I left ER and went to SICU recently. I also don't think a glucose of 212 is something to freak out about. I am still stuck in the ER mindset of blood pressures. I hate calling the floors and giving report- God forbid the patient has a blood pressure of 179/85. "Was the blood pressure addressed?" No. "That patient needs to be medicated for his blood pressure before he comes to the floor." Really? The nurses/docs are like that in the unit too. I have written up other nurses a handful of times in 10 years. Sending a patient to surgery with a K+ drip on straight tubing running wide open was one of the write ups.
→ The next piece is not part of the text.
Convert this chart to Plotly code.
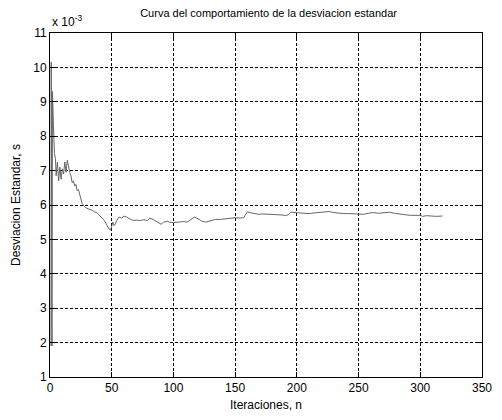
import plotly.graph_objects as go

iteraciones = [0.8, 1.0, 1.6, 2.0, 2.8, 3.6, 4.4, 5, 6, 7, 8, 9, 10, 11, 12, 13, 14, 15, 16, 17, 18, 19, 20,
               21, 22, 23, 24, 25, 26, 27, 28, 30, 32, 34, 36, 38, 40, 42, 44, 46, 47, 48,
               49, 50, 51, 52, 53, 54, 56, 58, 60, 62, 64, 66, 68, 70, 73, 76, 79, 81, 84,
               86, 88, 90, 92, 95, 97, 100, 104, 108, 111, 114, 117, 120, 123, 126, 130,
               134, 138, 142, 146, 150, 154, 157, 158, 160, 163, 166, 169, 172, 176, 180,
               184, 188, 191, 193, 195, 198, 202, 206, 210, 214, 218, 222, 226, 230, 234,
               238, 242, 246, 250, 254, 258, 262, 266, 270, 275, 279, 283, 287, 292, 296,
               300, 302, 305, 309, 313, 318]
desviacion = [1.9, 10.15, 1.9, 9.3, 8.3, 7.5, 7.35, 6.85, 7.25, 6.7, 7.1, 6.75, 7.05, 6.9, 7.25, 6.95,
              7.3, 7.1, 6.95, 6.85, 6.65, 6.7, 6.55, 6.6, 6.42, 6.45, 6.3, 6.15, 6.05, 6.0,
              5.95, 5.9, 5.88, 5.85, 5.8, 5.78, 5.7, 5.62, 5.55, 5.42, 5.35, 5.3, 5.27, 5.4,
              5.5, 5.4, 5.45, 5.55, 5.65, 5.62, 5.68, 5.65, 5.6, 5.57, 5.55, 5.56, 5.55,
              5.57, 5.55, 5.62, 5.57, 5.53, 5.5, 5.44, 5.5, 5.53, 5.5, 5.49, 5.5, 5.52, 5.5,
              5.58, 5.65, 5.6, 5.53, 5.5, 5.55, 5.58, 5.58, 5.6, 5.62, 5.63, 5.62, 5.63,
              5.7, 5.8, 5.77, 5.75, 5.73, 5.74, 5.73, 5.72, 5.73, 5.71, 5.69, 5.72, 5.79,
              5.78, 5.76, 5.76, 5.75, 5.77, 5.78, 5.8, 5.81, 5.78, 5.76, 5.75, 5.75, 5.74,
              5.73, 5.73, 5.76, 5.78, 5.76, 5.77, 5.79, 5.76, 5.73, 5.72, 5.7, 5.71, 5.7,
              5.67, 5.69, 5.68, 5.67, 5.68]

x_ticks = [0, 50, 100, 150, 200, 250, 300, 350]
y_ticks = [1, 2, 3, 4, 5, 6, 7, 8, 9, 10, 11]

FONT = "Liberation Sans, Arial, sans-serif"

fig = go.Figure()
fig.add_trace(go.Scatter(x=iteraciones, y=desviacion, mode="lines",
                         line=dict(color="#666666", width=1), showlegend=False))

axis_common = dict(showline=True, linecolor="black", linewidth=1, mirror="ticks",
                   ticks="inside", ticklen=5, tickcolor="black", showgrid=True,
                   gridcolor="black", gridwidth=1, griddash="3px,2px", zeroline=False,
                   tickfont=dict(family=FONT, size=12, color="black"))

fig.update_layout(
    width=502, height=420,
    margin=dict(l=50, r=10, t=33, b=41),
    paper_bgcolor="white", plot_bgcolor="white",
    title=dict(text="Curva del comportamiento de la desviacion estandar",
               x=0.535, xanchor="center", y=0.968, yanchor="middle",
               font=dict(family=FONT, size=11, color="black")),
    xaxis=dict(range=[0, 350], tickvals=x_ticks, ticktext=[str(v) for v in x_ticks],
               title=dict(text="Iteraciones, n", standoff=6,
                          font=dict(family=FONT, size=12, color="black")),
               **axis_common),
    yaxis=dict(range=[1, 11], tickvals=y_ticks, ticktext=[str(v) for v in y_ticks],
               title=dict(text="Desviacion Estandar, s", standoff=10,
                          font=dict(family=FONT, size=12, color="black")),
               **axis_common),
    annotations=[dict(text="x 10<sup>-3</sup>", xref="paper", yref="paper",
                      x=0.0, y=1.0, xanchor="left", yanchor="bottom", showarrow=False,
                      yshift=2, font=dict(family=FONT, size=12, color="black"))],
)

fig.write_html("out.html")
can you imagine if physicians did this kind of petty behaviors - maybe we should take along look and learn from them about professional relations

haha! one of our surgeons wanted a QA written up on our HUC because there weren't enough blank progress notes papers in a chart. :uhoh3:

Specializes in ED only.

People do this crap in our hospital all the time but fortunately, we never see them. At staff meetings, our boss will tell us we have had some write ups about ie: sending a pt for a MRI with a running IV rather than a saline lock; elderly demented female was wet when she arrived at X destination (she was dry when she left ER); there was a spot of blood on the siderail of the ER cart, ICU complains we did not do X, Y and Z before they got the patient, etc. Our boss mentions this stuff as a general learning situation and does not look at nor point out who might have been the offending nurse. Sometimes, she gives the other complaining department head an ear full (in a nice way - she never gets mad). We all let this stuff roll off our backs - we have to, otherwise, you begin to question your abilities.